**WHAT THE TASK REQUIRES:** Lines from the one containing "What Apache ECharts" to the one containing "var names = ['Hd_mnp_1", both lines included, are to be extracted exactly from the data below; pictures are excluded.

(Figure scripts)
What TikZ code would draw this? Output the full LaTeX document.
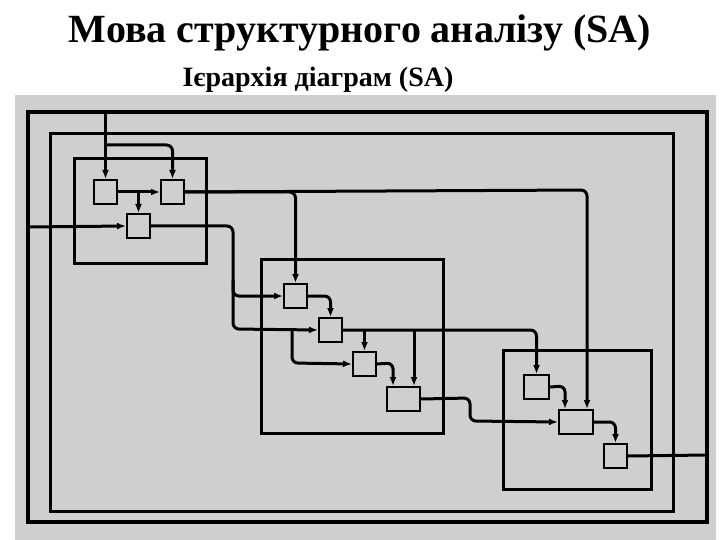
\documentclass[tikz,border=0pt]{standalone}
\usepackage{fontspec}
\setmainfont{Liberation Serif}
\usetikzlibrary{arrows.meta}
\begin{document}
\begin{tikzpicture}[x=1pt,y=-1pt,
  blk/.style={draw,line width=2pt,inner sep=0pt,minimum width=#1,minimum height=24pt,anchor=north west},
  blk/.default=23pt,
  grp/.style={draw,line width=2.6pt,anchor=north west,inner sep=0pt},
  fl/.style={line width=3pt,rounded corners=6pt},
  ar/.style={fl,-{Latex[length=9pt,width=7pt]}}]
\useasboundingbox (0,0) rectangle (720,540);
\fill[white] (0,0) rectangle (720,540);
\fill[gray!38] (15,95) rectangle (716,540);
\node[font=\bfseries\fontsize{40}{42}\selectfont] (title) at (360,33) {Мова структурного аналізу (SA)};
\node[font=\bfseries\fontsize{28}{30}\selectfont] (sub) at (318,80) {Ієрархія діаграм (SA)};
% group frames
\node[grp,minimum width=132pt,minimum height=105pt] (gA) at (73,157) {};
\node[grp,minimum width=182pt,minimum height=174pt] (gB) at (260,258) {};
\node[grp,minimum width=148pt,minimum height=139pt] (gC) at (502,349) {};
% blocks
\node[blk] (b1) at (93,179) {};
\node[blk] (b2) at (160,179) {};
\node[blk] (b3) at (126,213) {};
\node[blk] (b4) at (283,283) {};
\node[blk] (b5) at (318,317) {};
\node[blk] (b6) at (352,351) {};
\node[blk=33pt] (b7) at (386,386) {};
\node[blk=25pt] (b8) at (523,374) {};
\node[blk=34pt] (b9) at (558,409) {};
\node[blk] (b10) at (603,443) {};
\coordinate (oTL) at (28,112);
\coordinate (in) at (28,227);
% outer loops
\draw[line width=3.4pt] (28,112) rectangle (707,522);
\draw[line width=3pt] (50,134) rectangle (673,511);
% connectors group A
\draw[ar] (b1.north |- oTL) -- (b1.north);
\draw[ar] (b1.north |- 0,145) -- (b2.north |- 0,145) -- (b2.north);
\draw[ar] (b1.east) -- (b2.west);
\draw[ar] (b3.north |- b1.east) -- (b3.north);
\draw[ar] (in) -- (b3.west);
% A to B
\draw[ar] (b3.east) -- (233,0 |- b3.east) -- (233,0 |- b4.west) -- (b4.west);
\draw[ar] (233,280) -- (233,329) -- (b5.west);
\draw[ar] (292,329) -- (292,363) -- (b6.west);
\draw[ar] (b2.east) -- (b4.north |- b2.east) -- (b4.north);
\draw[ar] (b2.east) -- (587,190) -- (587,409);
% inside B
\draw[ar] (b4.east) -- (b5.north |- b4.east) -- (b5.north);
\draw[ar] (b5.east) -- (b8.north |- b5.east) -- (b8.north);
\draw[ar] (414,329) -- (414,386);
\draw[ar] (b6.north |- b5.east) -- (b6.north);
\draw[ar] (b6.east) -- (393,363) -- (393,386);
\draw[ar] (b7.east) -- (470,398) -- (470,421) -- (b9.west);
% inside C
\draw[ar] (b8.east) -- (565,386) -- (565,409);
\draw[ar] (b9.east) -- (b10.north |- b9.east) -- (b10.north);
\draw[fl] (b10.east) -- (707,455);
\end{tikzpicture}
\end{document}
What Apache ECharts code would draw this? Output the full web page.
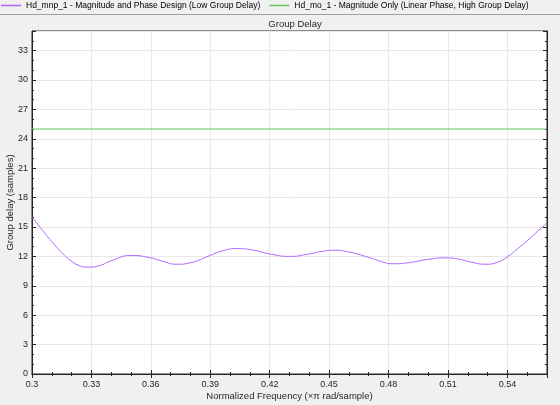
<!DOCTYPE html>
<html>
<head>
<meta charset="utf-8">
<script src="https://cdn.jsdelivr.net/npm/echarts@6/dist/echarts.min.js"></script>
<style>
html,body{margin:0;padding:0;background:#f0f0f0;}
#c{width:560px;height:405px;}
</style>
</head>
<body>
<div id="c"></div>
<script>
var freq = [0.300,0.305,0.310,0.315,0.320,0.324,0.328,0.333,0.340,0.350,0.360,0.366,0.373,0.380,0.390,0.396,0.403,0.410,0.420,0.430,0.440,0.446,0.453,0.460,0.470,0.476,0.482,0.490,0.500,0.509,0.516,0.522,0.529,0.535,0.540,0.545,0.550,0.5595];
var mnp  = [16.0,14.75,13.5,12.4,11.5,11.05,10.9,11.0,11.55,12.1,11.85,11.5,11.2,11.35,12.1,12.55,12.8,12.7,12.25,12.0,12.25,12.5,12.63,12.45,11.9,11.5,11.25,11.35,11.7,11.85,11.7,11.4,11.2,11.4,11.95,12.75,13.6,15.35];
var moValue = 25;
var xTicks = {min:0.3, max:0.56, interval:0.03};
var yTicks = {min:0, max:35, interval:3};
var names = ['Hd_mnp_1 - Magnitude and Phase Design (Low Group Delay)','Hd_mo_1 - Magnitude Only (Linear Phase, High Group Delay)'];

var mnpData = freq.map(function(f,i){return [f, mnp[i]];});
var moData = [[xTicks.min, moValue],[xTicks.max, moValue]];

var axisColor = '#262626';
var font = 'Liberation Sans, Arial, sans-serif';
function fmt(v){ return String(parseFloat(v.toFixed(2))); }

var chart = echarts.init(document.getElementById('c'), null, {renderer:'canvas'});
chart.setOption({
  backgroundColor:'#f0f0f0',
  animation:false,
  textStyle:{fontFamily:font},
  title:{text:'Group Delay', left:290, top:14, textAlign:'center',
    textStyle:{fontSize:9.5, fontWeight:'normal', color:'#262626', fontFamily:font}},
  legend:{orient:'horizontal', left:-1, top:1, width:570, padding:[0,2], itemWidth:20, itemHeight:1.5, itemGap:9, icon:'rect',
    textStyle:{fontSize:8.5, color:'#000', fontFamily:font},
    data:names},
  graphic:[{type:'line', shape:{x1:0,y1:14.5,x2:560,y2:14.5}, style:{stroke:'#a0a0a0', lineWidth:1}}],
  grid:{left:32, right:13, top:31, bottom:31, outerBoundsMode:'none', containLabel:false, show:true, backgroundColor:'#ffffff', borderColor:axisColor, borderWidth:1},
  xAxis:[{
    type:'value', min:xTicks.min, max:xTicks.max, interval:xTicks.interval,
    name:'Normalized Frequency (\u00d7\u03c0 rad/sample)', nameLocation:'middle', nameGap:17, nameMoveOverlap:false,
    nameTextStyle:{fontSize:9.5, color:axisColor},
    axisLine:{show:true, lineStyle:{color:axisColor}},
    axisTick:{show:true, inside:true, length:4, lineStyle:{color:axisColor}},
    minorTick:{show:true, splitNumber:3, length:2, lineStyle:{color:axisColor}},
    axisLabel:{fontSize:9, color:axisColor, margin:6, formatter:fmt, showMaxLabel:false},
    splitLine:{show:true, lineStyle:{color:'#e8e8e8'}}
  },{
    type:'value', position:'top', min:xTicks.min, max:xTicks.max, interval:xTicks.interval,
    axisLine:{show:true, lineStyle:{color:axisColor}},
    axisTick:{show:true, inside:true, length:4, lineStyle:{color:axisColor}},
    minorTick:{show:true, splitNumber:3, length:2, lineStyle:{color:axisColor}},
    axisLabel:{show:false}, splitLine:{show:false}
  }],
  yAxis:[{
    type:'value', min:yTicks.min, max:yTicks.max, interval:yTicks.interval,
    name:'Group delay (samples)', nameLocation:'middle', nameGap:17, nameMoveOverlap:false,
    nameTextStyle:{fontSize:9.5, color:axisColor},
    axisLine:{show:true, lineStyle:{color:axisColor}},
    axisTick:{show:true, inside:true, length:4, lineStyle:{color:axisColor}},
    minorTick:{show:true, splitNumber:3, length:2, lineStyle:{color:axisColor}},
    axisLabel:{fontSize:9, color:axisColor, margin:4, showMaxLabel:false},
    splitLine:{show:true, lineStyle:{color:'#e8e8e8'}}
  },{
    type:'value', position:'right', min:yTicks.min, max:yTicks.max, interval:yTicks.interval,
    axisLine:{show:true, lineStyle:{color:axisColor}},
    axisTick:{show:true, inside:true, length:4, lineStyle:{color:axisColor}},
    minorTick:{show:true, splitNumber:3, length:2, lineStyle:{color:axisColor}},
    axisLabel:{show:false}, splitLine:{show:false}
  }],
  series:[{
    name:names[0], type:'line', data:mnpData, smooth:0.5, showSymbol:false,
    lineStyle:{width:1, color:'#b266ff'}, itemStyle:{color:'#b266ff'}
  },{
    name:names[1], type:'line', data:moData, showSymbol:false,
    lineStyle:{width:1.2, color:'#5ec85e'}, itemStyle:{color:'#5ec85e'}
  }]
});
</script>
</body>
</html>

**ANSWER IN FULL:**
What Apache ECharts code would draw this? Output the full web page.
<!DOCTYPE html>
<html>
<head>
<meta charset="utf-8">
<script src="https://cdn.jsdelivr.net/npm/echarts@6/dist/echarts.min.js"></script>
<style>
html,body{margin:0;padding:0;background:#f0f0f0;}
#c{width:560px;height:405px;}
</style>
</head>
<body>
<div id="c"></div>
<script>
var freq = [0.300,0.305,0.310,0.315,0.320,0.324,0.328,0.333,0.340,0.350,0.360,0.366,0.373,0.380,0.390,0.396,0.403,0.410,0.420,0.430,0.440,0.446,0.453,0.460,0.470,0.476,0.482,0.490,0.500,0.509,0.516,0.522,0.529,0.535,0.540,0.545,0.550,0.5595];
var mnp  = [16.0,14.75,13.5,12.4,11.5,11.05,10.9,11.0,11.55,12.1,11.85,11.5,11.2,11.35,12.1,12.55,12.8,12.7,12.25,12.0,12.25,12.5,12.63,12.45,11.9,11.5,11.25,11.35,11.7,11.85,11.7,11.4,11.2,11.4,11.95,12.75,13.6,15.35];
var moValue = 25;
var xTicks = {min:0.3, max:0.56, interval:0.03};
var yTicks = {min:0, max:35, interval:3};
var names = ['Hd_mnp_1 - Magnitude and Phase Design (Low Group Delay)','Hd_mo_1 - Magnitude Only (Linear Phase, High Group Delay)'];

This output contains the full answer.